If your hosting provider is responsible, it’s important to ask if they would charge you for restoring your website and data from backups. Some hosting providers may charge for this service, and it’s better to know upfront when you’re picking a hosting provider. It’s also good to ask how often they do backups, and how long they keep the backups for. This will help you understand how much data may be lost if you had a problem.

If you outsource managing your backups to someone else, make sure these points are still being addressed by the person who looks after it for you.

Set your backups to happen automatically

If you’re responsible for doing your own backups, set them to happen automatically. That way you don’t have to think much about them. Consider how important the data that you’re backing up is. If your website doesn’t change much, you could set it to back up less often. If you collect data from your customers on a daily basis and you can’t afford to lose it, you could run backups more often.

If possible, set the backups to email you if they fail. This will give you a sign that something’s wrong and needs to be looked into.

Test them every now and again

When you backup your data, it creates a new file which holds a copy of your data. Sometimes the copy fails, and it’s important to fix this before the backup needs to be used. Set a time in your diary to check on your backups.
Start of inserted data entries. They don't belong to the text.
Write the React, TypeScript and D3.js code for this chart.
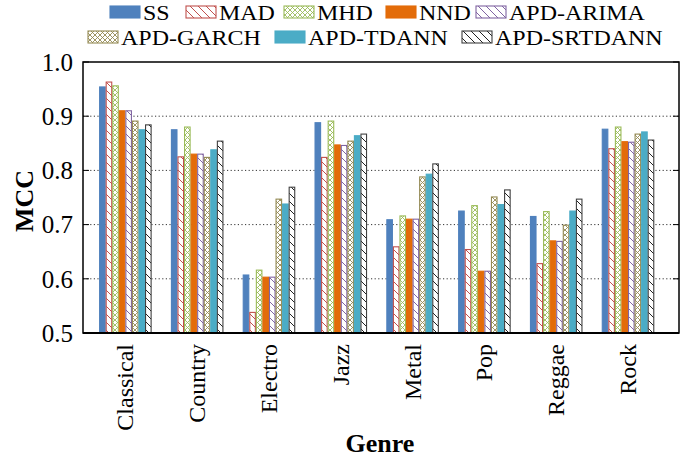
import React from "react";
import * as d3 from "d3";

const genres = ["Classical", "Country", "Electro", "Jazz", "Metal", "Pop", "Reggae", "Rock"];
const seriesNames = ["SS", "MAD", "MHD", "NND", "APD-ARIMA", "APD-GARCH", "APD-TDANN", "APD-SRTDANN"];
const SS = [0.954, 0.875, 0.607, 0.888, 0.709, 0.725, 0.715, 0.876];
const MAD = [0.963, 0.825, 0.538, 0.824, 0.659, 0.654, 0.628, 0.84];
const MHD = [0.956, 0.88, 0.616, 0.891, 0.716, 0.735, 0.724, 0.88];
const NND = [0.91, 0.83, 0.603, 0.847, 0.71, 0.614, 0.67, 0.853];
const ARIMA = [0.91, 0.83, 0.603, 0.846, 0.71, 0.614, 0.669, 0.852];
const GARCH = [0.891, 0.824, 0.747, 0.854, 0.788, 0.751, 0.699, 0.867];
const TDANN = [0.875, 0.838, 0.738, 0.864, 0.793, 0.737, 0.725, 0.871];
const SRTDANN = [0.884, 0.854, 0.769, 0.867, 0.812, 0.764, 0.747, 0.856];
const seriesValues = [SS, MAD, MHD, NND, ARIMA, GARCH, TDANN, SRTDANN];
const yTicks = [0.5, 0.6, 0.7, 0.8, 0.9, 1.0];

type Style = { fill: string; stroke: string };
const styles: Style[] = [
  { fill: "#4f81bd", stroke: "#4f81bd" },
  { fill: "url(#pMAD)", stroke: "#c0504d" },
  { fill: "url(#pMHD)", stroke: "#9bbb59" },
  { fill: "#e36c09", stroke: "#e36c09" },
  { fill: "url(#pARIMA)", stroke: "#8064a2" },
  { fill: "url(#pGARCH)", stroke: "#948a54" },
  { fill: "#4bacc6", stroke: "#4bacc6" },
  { fill: "url(#pSRT)", stroke: "#404040" },
];

const legendPos = [
  [110, 6], [186, 6], [284, 6], [386, 6], [476, 6],
  [88, 31], [275, 31], [462, 31],
];

const L = 83, R = 679, T = 62, B = 333;
const FONT = "'Liberation Serif', 'Times New Roman', serif";

export default function App() {
  const x = d3.scaleLinear().domain([-0.59, 7.71]).range([L, R]);
  const y = d3.scaleLinear().domain([0.5, 1.0]).range([B, T]);
  const bw = (x(1) - x(0)) * 0.0914;

  const diag = (id: string, color: string) => (
    <pattern id={id} patternUnits="userSpaceOnUse" width={8} height={8}>
      <rect width={8} height={8} fill="white" />
      <path d="M0,0 L8,8 M-2,6 L2,10 M6,-2 L10,2" stroke={color} strokeWidth={1} />
    </pattern>
  );
  const cross = (id: string, color: string) => (
    <pattern id={id} patternUnits="userSpaceOnUse" width={5} height={5}>
      <rect width={5} height={5} fill="white" />
      <path d="M0,0 L5,5 M5,0 L0,5" stroke={color} strokeWidth={0.9} />
    </pattern>
  );

  return (
    <svg width={696} height={460} style={{ position: "absolute", left: 0, top: 0 }} fontFamily={FONT}>
      <defs>
        {diag("pMAD", "#c0504d")}
        {cross("pMHD", "#9bbb59")}
        {diag("pARIMA", "#8064a2")}
        {cross("pGARCH", "#948a54")}
        {diag("pSRT", "#222")}
      </defs>
      <rect width={696} height={460} fill="white" />
      {yTicks.slice(1, -1).map((t) => (
        <line key={t} x1={L} x2={R} y1={y(t)} y2={y(t)} stroke="#333" strokeWidth={1} strokeDasharray="1.2,2.4" />
      ))}
      {genres.map((g, gi) =>
        seriesValues.map((vals, si) => {
          const x0 = x(gi) + (si - 4) * bw;
          const yv = y(vals[gi]);
          return (
            <rect
              key={g + si}
              x={x0 + 0.5}
              y={yv}
              width={bw - 1}
              height={B - yv}
              fill={styles[si].fill}
              stroke={styles[si].stroke}
              strokeWidth={1.1}
            />
          );
        })
      )}
      <rect x={L} y={T} width={R - L} height={B - T} fill="none" stroke="black" strokeWidth={1.5} />
      <line x1={L} x2={R} y1={B} y2={B} stroke="black" strokeWidth={2} />
      {yTicks.map((t) => (
        <g key={t}>
          <line x1={L} x2={L + 6} y1={y(t)} y2={y(t)} stroke="black" strokeWidth={1} />
          <line x1={R - 6} x2={R} y1={y(t)} y2={y(t)} stroke="black" strokeWidth={1} />
          <text x={73} y={y(t)} dy="0.35em" textAnchor="end" fontSize={25}>
            {t.toFixed(1)}
          </text>
        </g>
      ))}
      {genres.map((g, gi) => (
        <text
          key={g}
          transform={`translate(${x(gi) + 8},344) rotate(-90)`}
          textAnchor="end"
          fontSize={24}
        >
          {g}
        </text>
      ))}
      <text x={380} y={452} textAnchor="middle" fontSize={26} fontWeight="bold">
        Genre
      </text>
      <text transform={`translate(33,201) rotate(-90)`} textAnchor="middle" fontSize={26} fontWeight="bold">
        MCC
      </text>
      {seriesNames.map((n, i) => {
        const [lx, ly] = legendPos[i];
        return (
          <g key={n}>
            <rect x={lx} y={ly} width={30} height={12} fill={styles[i].fill} stroke={styles[i].stroke} strokeWidth={1.1} />
            <text transform={`translate(${lx + 33},${ly + 13.5}) scale(1.09,1)`} fontSize={22}>
              {n}
            </text>
          </g>
        );
      })}
    </svg>
  );
}
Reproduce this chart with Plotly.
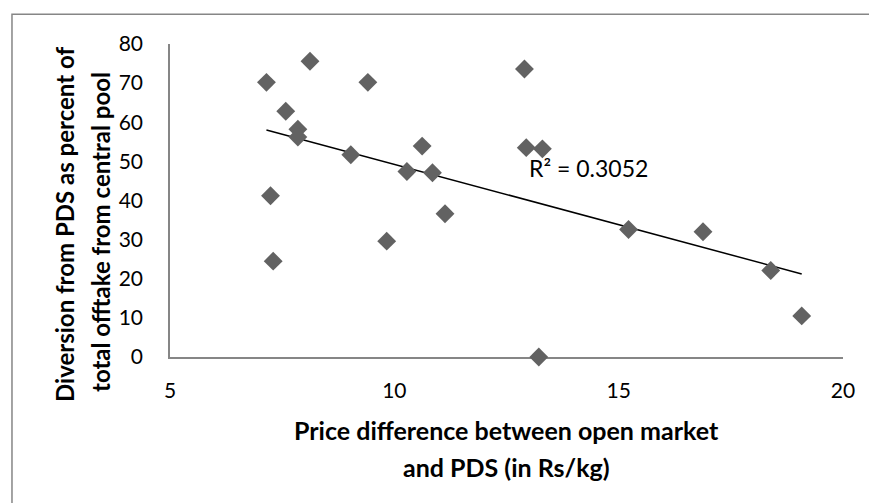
import numpy as np
import plotly.graph_objects as go

# Data
price_diff = [7.15, 8.12, 9.41, 7.58, 7.85, 7.85, 9.03, 7.24, 7.30, 9.83, 12.90,
              10.62, 12.94, 13.30, 10.28, 10.85, 11.13, 15.22, 16.88, 18.39, 19.08, 13.22]
diversion = [70.2, 75.6, 70.2, 62.8, 58.2, 56.2, 51.7, 41.2, 24.5, 29.6, 73.6,
             53.9, 53.5, 53.2, 47.4, 47.1, 36.6, 32.6, 32.0, 22.1, 10.5, 0.0]
x_ticks = [5, 10, 15, 20]
y_ticks = [0, 10, 20, 30, 40, 50, 60, 70, 80]
r2_label = "R² = 0.3052"
x_title_lines = ["Price difference between open market", "and PDS (in Rs/kg)"]
y_title_lines = ["Diversion from PDS as percent of", "total offtake from central pool"]

# Linear trend line (least squares)
slope, intercept = np.polyfit(price_diff, diversion, 1)
trend_x = [min(price_diff), max(price_diff)]
trend_y = [slope * v + intercept for v in trend_x]

FONT = "Lato, Carlito, Calibri, Arial, sans-serif"
AXIS_GRAY = "#868686"

fig = go.Figure()
fig.add_trace(go.Scatter(
    x=trend_x, y=trend_y, mode="lines",
    line=dict(color="black", width=1.5), hoverinfo="skip", showlegend=False,
))
fig.add_trace(go.Scatter(
    x=price_diff, y=diversion, mode="markers",
    marker=dict(symbol="diamond", size=14.5, color="#626262", line=dict(width=0)),
    cliponaxis=False, showlegend=False,
))

fig.update_layout(
    width=877, height=503,
    margin=dict(l=162, r=42, t=36, b=154),
    paper_bgcolor="white", plot_bgcolor="white",
    font=dict(family=FONT, color="black"),
    xaxis=dict(range=[5, 20], tickvals=x_ticks, showgrid=False, zeroline=False,
               showline=True, linecolor=AXIS_GRAY, linewidth=1.5, ticks="",
               ticklabelstandoff=14, tickfont=dict(size=21, family=FONT),
               layer="below traces", automargin=False),
    yaxis=dict(range=[0, 80], tickvals=y_ticks, showgrid=False, zeroline=False,
               showline=True, linecolor=AXIS_GRAY, linewidth=1.5, ticks="",
               ticklabelstandoff=21, tickfont=dict(size=21, family=FONT),
               layer="below traces", automargin=False),
    shapes=[dict(type="rect", xref="paper", yref="paper",
                 x0=-0.2348, y0=-0.5, x1=1.08, y1=1.0947,
                 line=dict(color=AXIS_GRAY, width=1.5), fillcolor="rgba(0,0,0,0)")],
    annotations=[
        dict(text=r2_label, x=12.96, y=48.4, xref="x", yref="y",
             xanchor="left", yanchor="middle", showarrow=False,
             font=dict(size=23, family=FONT)),
        dict(text="<b>" + x_title_lines[0] + "</b>", x=0.5, y=-0.2318,
             xref="paper", yref="paper", xanchor="center", yanchor="middle",
             showarrow=False, font=dict(size=25, family=FONT)),
        dict(text="<b>" + x_title_lines[1] + "</b>", x=0.5, y=-0.35,
             xref="paper", yref="paper", xanchor="center", yanchor="middle",
             showarrow=False, font=dict(size=25, family=FONT)),
        dict(text="<b>" + y_title_lines[0] + "</b>", x=-0.156, y=0.4219,
             xref="paper", yref="paper", xanchor="center", yanchor="middle",
             textangle=-90, showarrow=False, font=dict(size=24, family=FONT)),
        dict(text="<b>" + y_title_lines[1] + "</b>", x=-0.1025, y=0.3996,
             xref="paper", yref="paper", xanchor="center", yanchor="middle",
             textangle=-90, showarrow=False, font=dict(size=24, family=FONT)),
    ],
)

fig.write_html("out.html")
You can try:

  • restoring your website from a backup to test the entire backup, or
  • restoring data from a single database to test part of your backups.

Store them somewhere safe

Backups should be stored in a safe location that’s easy to get to — and not on your own server.

Storing them in the cloud is one option, but it’s good to remember that restoring your website from a cloud backup may be a slow process. It could take a while to get your website back up and running again.